Joséphine entourée de deux de ses belles-sœurs (détail du tableau de David)

Un an plus tard, le 2 décembre 1805, c’est la bataille d’Austerlitz, sans doute la plus célèbre victoire de Napoléon. Depuis 1803, après une courte paix, la France est de nouveau en guerre contre l’Angleterre, qui s’est alliée pour l’occasion avec l’Autriche, la Russie et la Suède. Cette union est désignée sous le nom de Troisième Coalition. On numérote ainsi de 1 à 7 les alliances des monarchies européennes contre la France révolutionnaire puis impériale, entre 1789 et 1815 !

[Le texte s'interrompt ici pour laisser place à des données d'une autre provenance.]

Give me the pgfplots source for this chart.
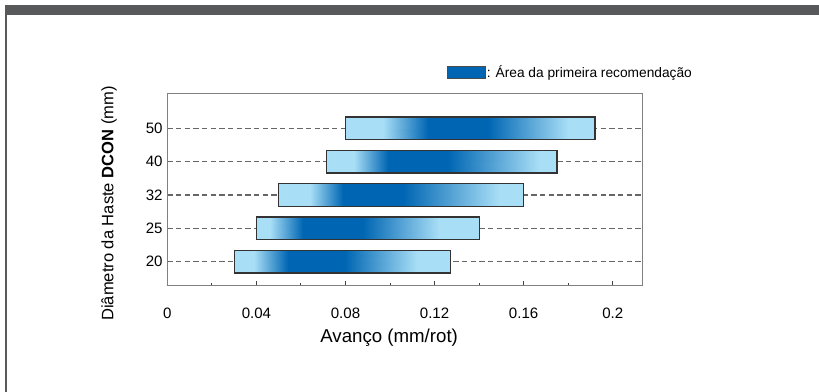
\documentclass[border=0pt]{standalone}
\usepackage{pgfplots}
\pgfplotsset{compat=1.18}
\usepackage{fontspec}
\setmainfont{Liberation Sans}
\definecolor{framegray}{RGB}{88,89,91}
\definecolor{dkblue}{RGB}{0,102,179}
\definecolor{ltblue}{RGB}{168,222,246}
\begin{document}
\begin{tikzpicture}
\path[use as bounding box] (0pt,0pt) rectangle (614.25pt,294pt);
\fill[framegray] (3.75pt,282.75pt) rectangle (614.25pt,290.25pt);
\fill[framegray] (3.75pt,0pt) rectangle (5.25pt,290.25pt);
\begin{axis}[
  at={(125.5pt,79.7pt)}, anchor=south west,
  scale only axis, width=356.6pt, height=144.3pt,
  xmin=0, xmax=0.2135, ymin=0.28, ymax=6.05,
  xtick={0,0.04,0.08,0.12,0.16,0.2},
  xticklabels={0,0.04,0.08,0.12,0.16,0.2},
  minor xtick={0.02,0.06,0.1,0.14,0.18},
  ytick={1,2,3,4,5}, yticklabels={20,25,32,40,50},
  xtick pos=bottom, ytick pos=left, tick align=inside,
  major tick length=3.75pt, minor tick length=2.25pt,
  ytick style={draw=none},
  tick style={black!75, line width=0.8pt},
  axis line style={black!50, line width=0.9pt},
  ymajorgrids,
  major grid style={dash pattern=on 4pt off 2.5pt, black!60, line width=0.9pt},
  xticklabel style={anchor=base, yshift=-24.4pt, font=\fontsize{11.3pt}{13pt}\selectfont},
  yticklabel style={font=\fontsize{11.3pt}{13pt}\selectfont},
  xlabel={Avanço (mm/rot)},
  xlabel style={at={(axis description cs:0.4665,-0.296)}, anchor=base, font=\fontsize{14pt}{16pt}\selectfont},
  ylabel={Diâmetro da Haste \textbf{DCON} (mm)},
  ylabel style={at={(axis description cs:-0.1226,0.427)}, anchor=center, font=\fontsize{12.4pt}{14pt}\selectfont},
  colormap={bars}{rgb255=(168,222,246) rgb255=(0,102,179)},
  point meta min=0, point meta max=1,
  legend style={at={(axis description cs:0.5877,1.109)}, anchor=west, draw=none, fill=none,
    inner sep=0pt, font=\fontsize{10.3pt}{12pt}\selectfont,
    nodes={inner sep=1pt}},
  legend cell align=left,
]
\addlegendimage{legend image code/.code={\draw[fill=dkblue, draw=black!70, line width=0.6pt] (0pt,-4.75pt) rectangle (28.2pt,4.75pt);}}
\addlegendentry{: Área da primeira recomendação}

% bar 20
\addplot[surf, shader=interp, mesh/cols=6, point meta=explicit, forget plot] table[meta=c] {
x y c
0.030 0.66 0
0.039 0.66 0
0.054 0.66 1
0.080 0.66 1
0.112 0.66 0
0.127 0.66 0
0.030 1.34 0
0.039 1.34 0
0.054 1.34 1
0.080 1.34 1
0.112 1.34 0
0.127 1.34 0
};
\addplot[draw=black!80, line width=0.9pt, forget plot] coordinates {(0.030,0.66) (0.127,0.66) (0.127,1.34) (0.030,1.34)} -- cycle;
% bar 25
\addplot[surf, shader=interp, mesh/cols=6, point meta=explicit, forget plot] table[meta=c] {
x y c
0.040 1.66 0
0.046 1.66 0
0.061 1.66 1
0.088 1.66 1
0.122 1.66 0
0.140 1.66 0
0.040 2.34 0
0.046 2.34 0
0.061 2.34 1
0.088 2.34 1
0.122 2.34 0
0.140 2.34 0
};
\addplot[draw=black!80, line width=0.9pt, forget plot] coordinates {(0.040,1.66) (0.140,1.66) (0.140,2.34) (0.040,2.34)} -- cycle;
% bar 32
\addplot[surf, shader=interp, mesh/cols=6, point meta=explicit, forget plot] table[meta=c] {
x y c
0.050 2.66 0
0.064 2.66 0
0.079 2.66 1
0.106 2.66 1
0.149 2.66 0
0.160 2.66 0
0.050 3.34 0
0.064 3.34 0
0.079 3.34 1
0.106 3.34 1
0.149 3.34 0
0.160 3.34 0
};
\addplot[draw=black!80, line width=0.9pt, forget plot] coordinates {(0.050,2.66) (0.160,2.66) (0.160,3.34) (0.050,3.34)} -- cycle;
% bar 40
\addplot[surf, shader=interp, mesh/cols=6, point meta=explicit, forget plot] table[meta=c] {
x y c
0.0714 3.66 0
0.084 3.66 0
0.099 3.66 1
0.126 3.66 1
0.167 3.66 0
0.175 3.66 0
0.0714 4.34 0
0.084 4.34 0
0.099 4.34 1
0.126 4.34 1
0.167 4.34 0
0.175 4.34 0
};
\addplot[draw=black!80, line width=0.9pt, forget plot] coordinates {(0.0714,3.66) (0.175,3.66) (0.175,4.34) (0.0714,4.34)} -- cycle;
% bar 50
\addplot[surf, shader=interp, mesh/cols=6, point meta=explicit, forget plot] table[meta=c] {
x y c
0.080 4.66 0
0.097 4.66 0
0.117 4.66 1
0.144 4.66 1
0.180 4.66 0
0.192 4.66 0
0.080 5.34 0
0.097 5.34 0
0.117 5.34 1
0.144 5.34 1
0.180 5.34 0
0.192 5.34 0
};
\addplot[draw=black!80, line width=0.9pt, forget plot] coordinates {(0.080,4.66) (0.192,4.66) (0.192,5.34) (0.080,5.34)} -- cycle;
\end{axis}
\end{tikzpicture}
\end{document}
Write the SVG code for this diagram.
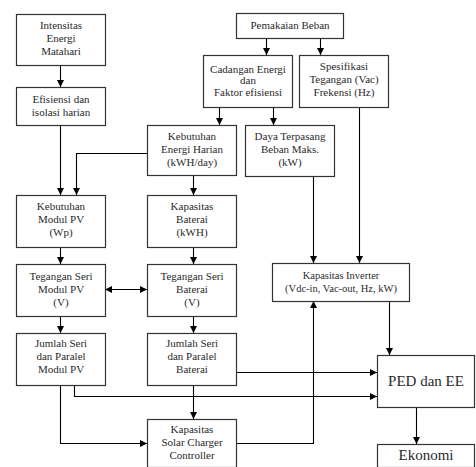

John Bull est chez les caricaturistes le pendant d'Oncle Sam pour incarner la nation anglaise (auteur inconnu)
Le plan de Napoléon pour défaire la « perfide Albion » était de faire une « descente » en Angleterre, mais il a dû y renoncer suite à la cuisante défaite navale de Trafalgar en octobre 1805, où Nelson étrille la flotte franco-espagnole. La nouvelle (l’expression « coup de Trafalgar » vient de là) oblige évidemment Napoléon à changer de stratégie. Du coup, les troupes stationnées le long de la Manche, et qui forment la Grande Armée, sont redirigées vers l’Est afin de régler la guerre par une victoire terrestre. 

Austerlitz est surnommée Bataille des Trois Empereurs car le tsar Alexandre Ier et l’empereur François Ier d’Autriche étaient présents. Ils sous-estiment Napoléon qui parvient par ses manœuvres et ses ouvertures diplomatiques à les persuader qu’il est peu confiant et sur la défensive. Les troupes russo-autrichiennes tombent dans le piège, et dégarnissent leur centre pour attaquer le flanc droit français laissé faible à dessein. La contre-attaque française prend les troupes ennemies à revers sur le plateau de Pratzen. 

Les cuirassiers français avant leur charge à Austerlitz, par Meissonnier -(878)

Les troupes françaises sont supérieurement entraînées (et aguerries par 10 ans de guerres révolutionnaires), déterminées et bien commandées… l’avancement au mérite offrant des cadres bien plus compétents et motivés que dans les armées absolutistes ennemies. 

L'avancement au mérite appliqué au monde de l'entreprise à l'époque capitaliste

La déroute ennemie est totale. « Il vous suffira de dire, ‘j’étais à la bataille d’Austerlitz, pour que l’on réponde, ‘Voilà un brave’ », dira Napoléon à ses grognards au soir de la bataille dans une proclamation lue aux troupes et imprimée dans le Bulletin de la Grande Armée. Napoléon est le premier chef d'Etat à s'adresser ainsi à l'ensemble de sa population (non sans arrières pensées politiques évidemment), ce qui le fait considérer par certains comme l'inventeur de la propagande. 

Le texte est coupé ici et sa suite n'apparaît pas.